Of course, if you're going to cross-compile Mach, you need the appropriate cross-development tools. See the section on cross-compilation below.
To learn more of the gory details of how the new build environment works, see the page on the build environment.
To configure the system, unpack the machine-independent and machine-dependent source trees (e.g. "mach4" and "mach4-i386") somewhere, create a separate object directory to build into, and run the configure script in the machine-dependent source tree from within the object directory. (Currently the object directories MUST be SEPARATE FROM the source directories.) If you're using a version of Mach4 earlier than UK02p21, then you'll have to specify the location of the machine-independent source tree on the configure command line with a "--with-mach4=DIR" option. Finally, type `make -r' or `make -r install' to build the kernel and optionally install it. (You don't actually have to use `-r', but GNU make runs faster if you do.) For example:
tar xvzf /tmp/mach4.tar.gz tar xvzf /tmp/mach4-i386.tar.gz mkdir obj cd obj ../mach4-i386/configure --with-mach4=../mach4 make -r make -r install
All installed files will go into directories named relative to the prefix you specify on the configure command line, or `/usr/local' by default, as per normal GNU conventions. If all goes well, an appropriate boot image should be created in the object directory, which you can use to boot Mach.
For machine-specific details on installing and booting Mach, see the following pages:
--enable-debug: Turns on various kernel debugging features, such as extensive sanity checks and (on the i386) the kernel debugger.
--enable-libmach: Enables generation of the CMU UX server-specific library libmach.a. Generally only needed in order to compile programs in the CMU USER distribution. Other Mach servers, such as those in Lites and the Hurd, only use the (more) personality-neutral standalone library libmach_sa.a.
With the new build environment you can easly cross compile Mach from a different architecture and/or OS. To cross compile from a different (non-Mach) OS but on the same processor architecture, you normally shouldn't have to do anything special; the "normal" procedure above is known to work on Linux anyway. If you have any problems, try the cross compilation procedure described below.
To cross compile from a different architecture, you will have to have all the standard cross-development tools built. In particular, Mach requires cross development versions of gcc, gas, ld, ar, and ranlib. You can get all these from prep.ai.mit.edu:/pub/{gcc-*,gas-*,binutils-*}. Just build and install them as the INSTALL files say to, using the `--target=' option to specify the target architecture and OS (e.g. `--target=i386-gnu'). It will probably be easiest if you install them in the same place your ordinary compiler is located: for example, use `--prefix=/usr' if gcc et al is in /usr/bin. As long as the new tools are configured for cross development, they will not overwrite the native tools that are already there, because they are given names prefixed with the target specification, e.g. `i386-gnu-gcc'.
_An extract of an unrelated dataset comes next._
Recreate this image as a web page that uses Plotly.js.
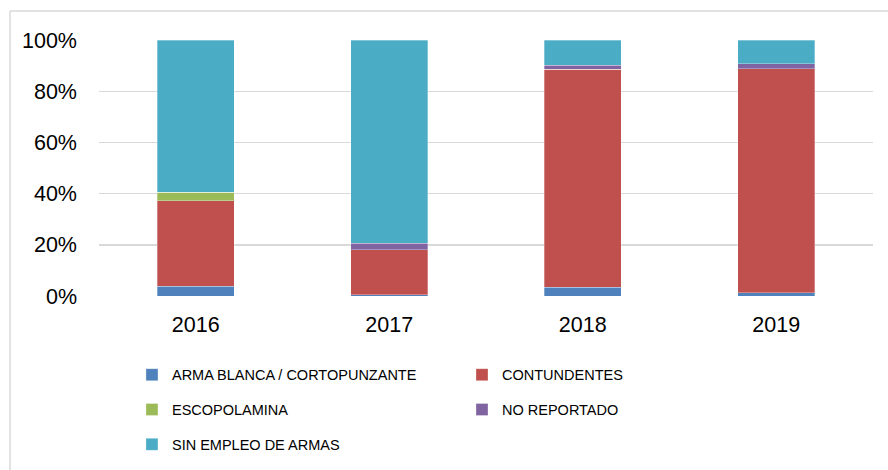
<!DOCTYPE html>
<html>
<head>
<meta charset="utf-8">
<script src="https://cdn.plot.ly/plotly-3.0.1.min.js"></script>
<style>
html,body{margin:0;padding:0;background:#fff;}
#chart{width:888px;height:470px;}
</style>
</head>
<body>
<div id="chart"></div>
<script>
var years = ['2016', '2017', '2018', '2019'];
var seriesNames = ['ARMA BLANCA / CORTOPUNZANTE', 'CONTUNDENTES', 'ESCOPOLAMINA', 'NO REPORTADO', 'SIN EMPLEO DE ARMAS'];
var armaBlanca = [3.9, 0.4, 3.5, 1.3];
var contundentes = [33.3, 17.6, 85.0, 87.4];
var escopolamina = [3.3, 0, 0, 0];
var noReportado = [0, 2.6, 1.6, 2.0];
var sinEmpleo = [59.5, 79.4, 9.9, 9.3];
var yTicks = [0, 20, 40, 60, 80, 100];
var yTickLabels = ['0%', '20%', '40%', '60%', '80%', '100%'];

var colors = ['#4F81BD', '#C0504D', '#9BBB59', '#8064A2', '#4BACC6'];
var values = [armaBlanca, contundentes, escopolamina, noReportado, sinEmpleo];
var legendFor = ['legend', 'legend2', 'legend', 'legend2', 'legend'];
var FONT = 'Liberation Sans Narrow, Arial Narrow, Liberation Sans, Arial, sans-serif';

var traces = values.map(function (v, i) {
  return {
    type: 'bar',
    name: seriesNames[i],
    x: years,
    y: v,
    legend: legendFor[i],
    legendgroup: 'g' + i,
    marker: {color: colors[i], line: {color: 'rgba(255,255,255,0.5)', width: 0.6}},
    hoverinfo: 'name+y'
  };
});

var layout = {
  width: 888,
  height: 470,
  margin: {l: 99, r: 15, t: 40, b: 174, autoexpand: false},
  paper_bgcolor: '#ffffff',
  plot_bgcolor: '#ffffff',
  barmode: 'stack',
  bargap: 0.6,
  font: {family: FONT, color: '#000000'},
  xaxis: {
    type: 'category',
    showgrid: false,
    zeroline: false,
    showline: false,
    ticks: '',
    automargin: false,
    ticklabelstandoff: 13,
    tickfont: {family: FONT, size: 21.5, color: '#000000'}
  },
  yaxis: {
    range: [0, 100],
    tickvals: yTicks,
    ticktext: yTickLabels,
    showgrid: true,
    gridcolor: '#D9D9D9',
    gridwidth: 1.4,
    zeroline: false,
    showline: false,
    ticks: '',
    automargin: false,
    ticklabelstandoff: 21,
    tickfont: {family: FONT, size: 21.5, color: '#000000'}
  },
  legend: {
    orientation: 'v',
    x: 0.0426, xanchor: 'left',
    y: -0.245, yanchor: 'top',
    traceorder: 'grouped',
    tracegroupgap: 13,
    font: {family: FONT, size: 14.5, color: '#000000'},
    bgcolor: 'rgba(0,0,0,0)',
    borderwidth: 0
  },
  legend2: {
    orientation: 'v',
    x: 0.469, xanchor: 'left',
    y: -0.245, yanchor: 'top',
    traceorder: 'grouped',
    tracegroupgap: 13,
    font: {family: FONT, size: 14.5, color: '#000000'},
    bgcolor: 'rgba(0,0,0,0)',
    borderwidth: 0
  },
  shapes: [
    {type: 'line', xref: 'paper', yref: 'paper', x0: -0.115, x1: 1.03, y0: 1.113, y1: 1.113,
     line: {color: '#D9D9D9', width: 1.5}},
    {type: 'line', xref: 'paper', yref: 'paper', x0: -0.115, x1: -0.115, y0: 1.113, y1: -0.7,
     line: {color: '#D9D9D9', width: 1.5}}
  ]
};

Plotly.newPlot('chart', traces, layout, {displayModeBar: false, staticPlot: true});
</script>
</body>
</html>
Be sure to build and install gas and binutils before GCC. Even then, GCC may fail to compile completely because of missing header files (probably stdio.h). If it fails while trying to build libgcc2.a, then you've gotten far enough for the purposes of Mach - the compiler has already been built, and you can just `make install' at that point and go back to Mach.
To cross compile Mach itself, the only additional thing you need to do is tell the Mach build environment where to find the cross compilation tools. The normal GNU way to do this, I understand, is to specify the tools as variable overrides on the `make' command line; e.g. `make CC=i386-gnu-gcc LD=...' You can do it this way if you want; if you do, you'll need to set the variables CC, LD, AR, STRIP, and RANLIB.
However, with this Mach distribution, there's an easier way. If you specify a --target option on the command line when running Mach's configure script, (e.g. `--target=i386-gnu'), then the makefiles will automatically be set up with the default names of the development tools it uses prefixed with the target name (e.g. `i386-gnu-gcc' etc.). You can still override those defaults on the `make' command line, but it should not be necessary to if your tools are named according to the standard conventions and are in your path.
Note that the LILO boot configuration requires an as86 and ld86 to assemble. These are available on linux, but I do not know of any cross versions of these programs. (I haven't yet tried to compile them anywhere other then linux.) Therefore, if you want your kernel to be bootable with LILO, you must find a way to get bootsetup (in mach4-i386/boot) assembled and linked. A cross build that does not have the x86 tools available will simply fail to make LILO-compatible boot images for you; the resulting boot images will still boot from NetBSD or Mach boot blocks however.